Mum's the word for fall color

By Ron Dieter, Sunnyfield Greenhouse & Gardens

September 2, 1998

With the upcoming Labor Day weekend, many families have guests coming in for the festivities and want their patios and planters looking sharp. Unless you’re wanting Christmas items, the garden sections at the discount stores won’t be much help this time of year.  So a last minute trip to the local nursery will be on the agenda to find some color.  Maybe a nice hanging basket or one of those flower pouches will be just the thing to add some last-minute summer color to the deck or front porch.

In a few weeks, summer will be over officially and everyone will be in the "fall frame of mind."  The colors of summer annuals in patio pots and deck planters will seem a little worn and passe.  That's the time to renew those planters with the flowers of the season.

Of course, fall flowers means chrysanthemums.  To be botanically correct, I should say Dendranthema. The taxonomists (plant-namers) decided to reclassify the Chrysanthemum genus and break it down into more "genuses".  Originally, garden mums, Shasta daisies, painted daisies, and a bunch of others were all Chrysanthemums.  Now, chrysanthemums are Dendranthema, shastas are Leucanthemum, and painted daisies are Tanacetum.  Nothing is Chrysanthemum any more.   I’m sure glad they cleared all that up for us, aren’t you?

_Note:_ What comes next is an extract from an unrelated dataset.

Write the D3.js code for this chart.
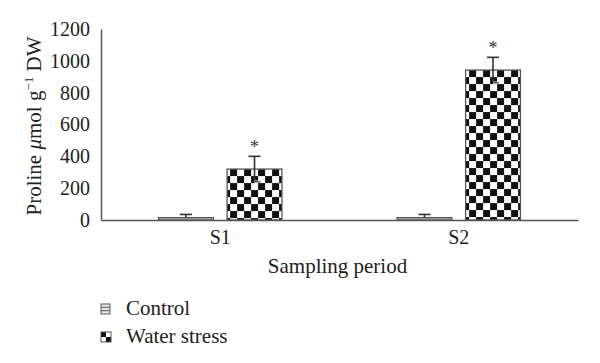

Well, anyway, today’s garden mums come in about a gazillion different colors and petal shapes.  In fact the breeders have worked so hard giving us more colors than we need that much of the winter hardiness has been lost that would make mums a reliable perennial.  "Hardy mums" is a misnomer for these modern varieties.   Because they are shallow-rooted, mums often do not survive the winter here without some extra attention and luck, especially when planted in the fall.  Spring-planted mums have several months to establish the good root system needed to endure the harsh winter season.  Right now you’re thinking, "Grandma’s mums lasted for years."  No doubt, and some starts of those old garden mums, are your best bet for winter hardy plants.

Hardiness aside, fall mums are great fall container plants.  The bright rich colors of mums are stunning in large clay pots or patio planters.  If you have a patio pot that looks a little worn out, replace the plants that have seen better days with mums.  Leave the vinca vine, ivy, lotus, or sweet potato vine in the pot and replace the impatiens, petunias, or geraniums with garden mums.  Instantly you’ve got a great looking fall planter that will last until Jack Frost finishes them off.

If you want to try mums in the garden, plant them in the ground as soon as you buy them. The later they’re planted, the less likely they’ll greet you in the spring.  When a good freeze kills the tops, don’t cut the plant back to the ground. Instead, use the skeleton of the plant to hold a protective layer of mulch in place.  Use chopped leaves or straw.  The idea is to keep the ground around the plant from thawing and refreezing, eventually heaving the shallow-rooted mum up out of the ground. It’s best if the ground freezes and stays frozen.